Super tough question. I do love teaching and mentoring. My own teachers, mentors and collaborators over the years have loaded me up with so many insights and concepts and ways of going about theatre. I treasure the spaces where I get to share the collage of my ‘receipts’, what constitutes and constellates and influences my approach to theatre. There’s something so satisfying when I see someone excited by something I’ve inherited, that I’ve passed something useful along.

Some artists are saying that audiences must be prepared for a tsunami of Covid themed stories in the return to live theatre. Would you elaborate on this statement both as an artist in the theatre, and as an audience member observing the theatre.

I’m not so sure about that. We’re seeing a surge in pieces of art about the 1980s AIDS crisis in recent years. I know there’s a confluence of factors around that – not least of which the broader social acceptance of queer stories. But I think there’s a kind of profound shock that needs to wear off (I mean we’re still in the middle of this global pandemic), and it’s going to take some time and distance yet before we’ll be able to appreciate and welcome narratives about what we’ve undergone.

Robert Caro says “Time equals truth”.

I’d like to think we’ll give ourselves some time.

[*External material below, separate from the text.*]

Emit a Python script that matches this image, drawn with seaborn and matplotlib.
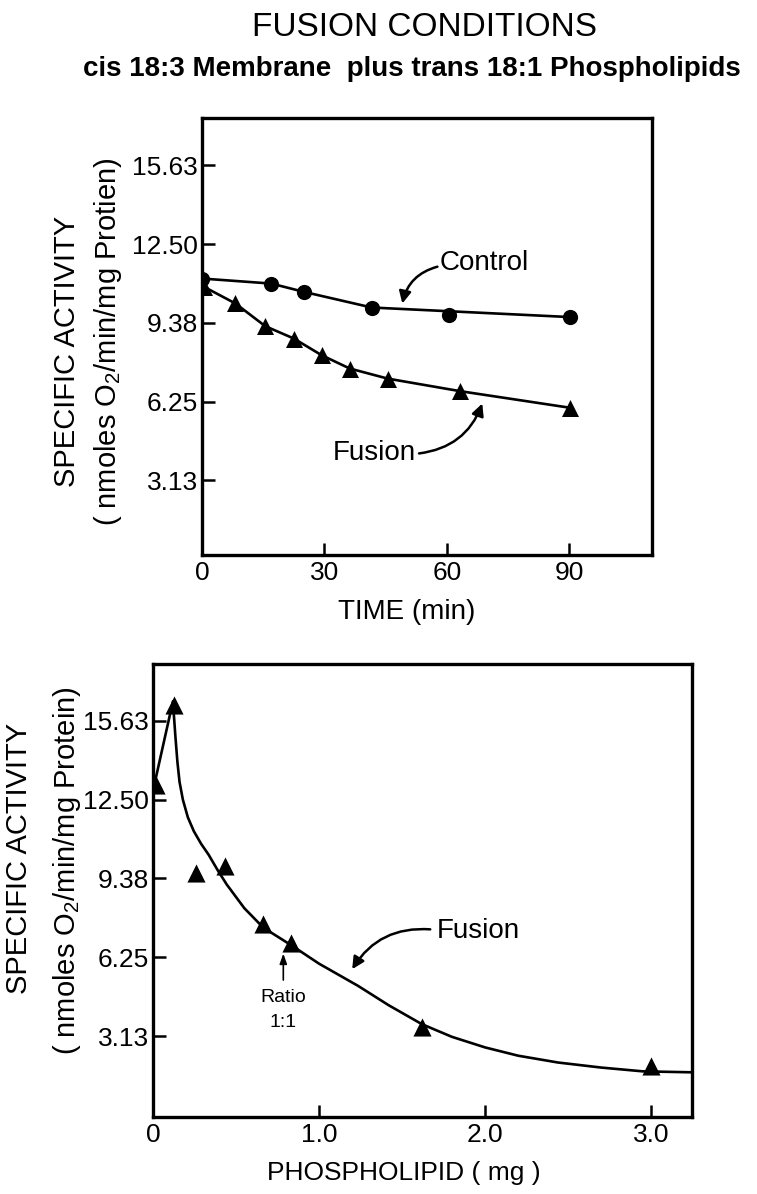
import matplotlib
matplotlib.use("Agg")
import matplotlib.pyplot as plt
import seaborn as sns
import pandas as pd
from matplotlib import font_manager as fm

# ---------------- data ----------------
time_control = [0, 17, 25, 41.6, 60.6, 90.3]
act_control = [11.13, 10.93, 10.60, 9.98, 9.68, 9.61]
control_line_t = [0, 17, 25, 41.6, 90.3]
control_line_y = [11.13, 10.93, 10.60, 9.98, 9.60]

time_fusion = [0.5, 8.2, 15.5, 22.5, 29.3, 36.2, 45.5, 63.3, 90.3]
act_fusion = [10.80, 10.14, 9.24, 8.75, 8.09, 7.56, 7.16, 6.66, 6.00]

pl_mg = [0.02, 0.125, 0.257, 0.433, 0.664, 0.829, 1.62, 3.0]
act_pl = [13.10, 16.27, 9.60, 9.87, 7.56, 6.83, 3.47, 1.95]

# hand-drawn fitted curve of the lower panel
curve_mg = [0.015, 0.12, 0.135, 0.147, 0.16, 0.18, 0.21, 0.246, 0.29, 0.334,
            0.39, 0.444, 0.55, 0.664, 0.84, 1.0, 1.235, 1.42, 1.62, 1.8,
            2.0, 2.2, 2.44, 2.7, 2.95, 3.26]
curve_act = [13.3, 16.4, 15.0, 14.0, 13.2, 12.5, 11.8, 11.25, 10.75, 10.33,
             9.70, 9.14, 8.20, 7.43, 6.70, 6.00, 5.12, 4.35, 3.60, 3.10,
             2.68, 2.35, 2.08, 1.88, 1.73, 1.69]

y_ticks = [3.13, 6.25, 9.38, 12.50, 15.63]
y_ticklabels = ["3.13", "6.25", "9.38", "12.50", "15.63"]
time_ticks = [0, 30, 60, 90]
time_ticklabels = ["0", "30", "60", "90"]
pl_ticks = [0, 1, 2, 3]
pl_ticklabels = ["0", "1.0", "2.0", "3.0"]

title = "FUSION CONDITIONS"
subtitle = "cis 18:3 Membrane  plus trans 18:1 Phospholipids"
ylab1 = "SPECIFIC ACTIVITY"
ylab2_top = r"( nmoles O$\mathregular{_2}$/min/mg Protien)"
ylab2_bot = r"( nmoles O$\mathregular{_2}$/min/mg Protein)"

# ---------------- style ----------------
sns.set_theme(style="white")
names = {f.name for f in fm.fontManager.ttflist}
narrow = "Liberation Sans Narrow" in names
FAM = "Liberation Sans Narrow" if narrow else "Liberation Sans"
K = 1.15 if narrow else 1.0
plt.rcParams["font.family"] = [FAM, "DejaVu Sans"]
plt.rcParams["mathtext.fontset"] = "custom"
plt.rcParams["mathtext.rm"] = FAM
plt.rcParams["text.color"] = "black"
plt.rcParams["axes.labelcolor"] = "black"
plt.rcParams["xtick.color"] = "black"
plt.rcParams["ytick.color"] = "black"

W, H = 757, 1194
fig = plt.figure(figsize=(W / 100, H / 100), dpi=100)


def fx(px):
    return px / W


def fy(py):
    return 1 - py / H


ax1 = fig.add_axes([fx(202), fy(555), (652 - 202) / W, (555 - 118) / H])
ax2 = fig.add_axes([fx(153), fy(1117), (692 - 153) / W, (1117 - 664) / H])

LW = 1.9
# ---- top panel ----
sns.lineplot(x=control_line_t, y=control_line_y, ax=ax1, color="black",
             lw=LW, estimator=None, sort=False)
sns.scatterplot(x=time_control, y=act_control, ax=ax1, color="black",
                marker="o", s=120, edgecolor="black", linewidth=0, zorder=3)
sns.lineplot(x=time_fusion, y=act_fusion, ax=ax1, color="black",
             lw=LW, estimator=None, sort=False)
sns.scatterplot(x=time_fusion, y=act_fusion, ax=ax1, color="black",
                marker="^", s=150, edgecolor="black", linewidth=0, zorder=3)
ax1.set_xlim(0, 110.3)
ax1.set_ylim(0.16, 17.5)
ax1.set_xticks(time_ticks)
ax1.set_xticklabels(time_ticklabels)

# ---- bottom panel ----
sns.lineplot(x=curve_mg, y=curve_act, ax=ax2, color="black", lw=LW,
             estimator=None, sort=False)
sns.scatterplot(x=pl_mg, y=act_pl, ax=ax2, color="black", marker="^",
                s=170, edgecolor="black", linewidth=0, zorder=3)
ax2.set_xlim(0, 3.247)
ax2.set_ylim(-0.08, 17.88)
ax2.set_xticks(pl_ticks)
ax2.set_xticklabels(pl_ticklabels)

TICK_FS = 19 * K
for ax in (ax1, ax2):
    ax.set_yticks(y_ticks)
    ax.set_yticklabels(y_ticklabels)
    ax.set_xlabel("")
    ax.set_ylabel("")
    for sp in ax.spines.values():
        sp.set_visible(True)
        sp.set_linewidth(2.4)
        sp.set_color("black")
    ax.tick_params(axis="both", direction="in", length=9, width=1.8,
                   colors="black", labelsize=TICK_FS)
    ax.tick_params(axis="y", pad=3, left=True, right=False)
    ax.tick_params(axis="x", pad=4, bottom=True, top=False)
    ax.set_facecolor("white")
    ax.grid(False)

# ---- annotations ----
ANN_FS = 20 * K
arrow_kw = dict(arrowstyle="-|>,head_length=0.6,head_width=0.3", color="black",
                lw=1.8, shrinkA=0, shrinkB=0)
ax1.text(58.3, 11.75, "Control", fontsize=ANN_FS, ha="left", va="center")
ax1.annotate("", xy=(49.1, 10.14), xytext=(57.7, 11.6),
             arrowprops=dict(connectionstyle="arc3,rad=0.3", **arrow_kw))
ax1.text(52.5, 4.19, "Fusion", fontsize=ANN_FS, ha="right", va="center")
ax1.annotate("", xy=(68.7, 6.17), xytext=(53.2, 4.19),
             arrowprops=dict(connectionstyle="arc3,rad=0.3", **arrow_kw))

ax2.text(1.71, 7.3, "Fusion", fontsize=ANN_FS, ha="left", va="center")
ax2.annotate("", xy=(1.2, 5.78), xytext=(1.67, 7.36),
             arrowprops=dict(connectionstyle="arc3,rad=0.3", **arrow_kw))
ax2.annotate("", xy=(0.785, 6.4), xytext=(0.785, 5.35),
             arrowprops=dict(arrowstyle="-|>,head_length=0.5,head_width=0.18",
                             color="black", lw=1.2, shrinkA=0, shrinkB=0))
ax2.text(0.785, 4.66, "Ratio", fontsize=14 * K, ha="center", va="center")
ax2.text(0.785, 3.65, "1:1", fontsize=14 * K, ha="center", va="center")

# ---- titles & axis labels ----
fig.text(fx(425), fy(28), title, fontsize=24 * K, ha="center", va="center")
fig.text(fx(412), fy(69), subtitle, fontsize=20, fontweight="bold",
         ha="center", va="center", family=["Liberation Sans", "DejaVu Sans"])

LAB_FS = 21 * K
fig.text(fx(67), fy(351), ylab1, fontsize=LAB_FS, rotation=90,
         ha="center", va="center")
fig.text(fx(108), fy(342), ylab2_top, fontsize=LAB_FS, rotation=90,
         ha="center", va="center")
fig.text(fx(19), fy(858), ylab1, fontsize=LAB_FS, rotation=90,
         ha="center", va="center")
fig.text(fx(67), fy(871), ylab2_bot, fontsize=LAB_FS, rotation=90,
         ha="center", va="center")

fig.text(fx(407), fy(612), "TIME (min)", fontsize=20 * K, ha="center",
         va="center")
fig.text(fx(404), fy(1173), "PHOSPHOLIPID ( mg )", fontsize=19 * K,
         ha="center", va="center")

fig.savefig("out.png", dpi=100, facecolor="white")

In another, weird way, maybe any play produced upon the “return to live theatre” will be COVID-themed, insomuch as we’ll be a bit self-conscious in the dark, talking down our mortal fear of that cough we hear across the room, clocking the actors coming more than 2 meters from each other, making contact. The most unrelated content will relate to our historic moment, because the event of theatre is always so Local and Now.

As an artist, what specifically is it about your work that you want future audiences to remember about you?

Ah, the awkward memorial question. I don’t really know how to respond. I have been to memorials for theatre artists who’ve achieved so much more than I will, and I wonder how much they occur to general audiences now (their ‘future audiences’). Maybe not much. And maybe that’s not a sad thing. There’s something inherently ephemeral about our art form, it comes and goes, you’ve got to be there. If any audience were to remember my work…I don’t know… “he was playful with hard questions” sits ok with me.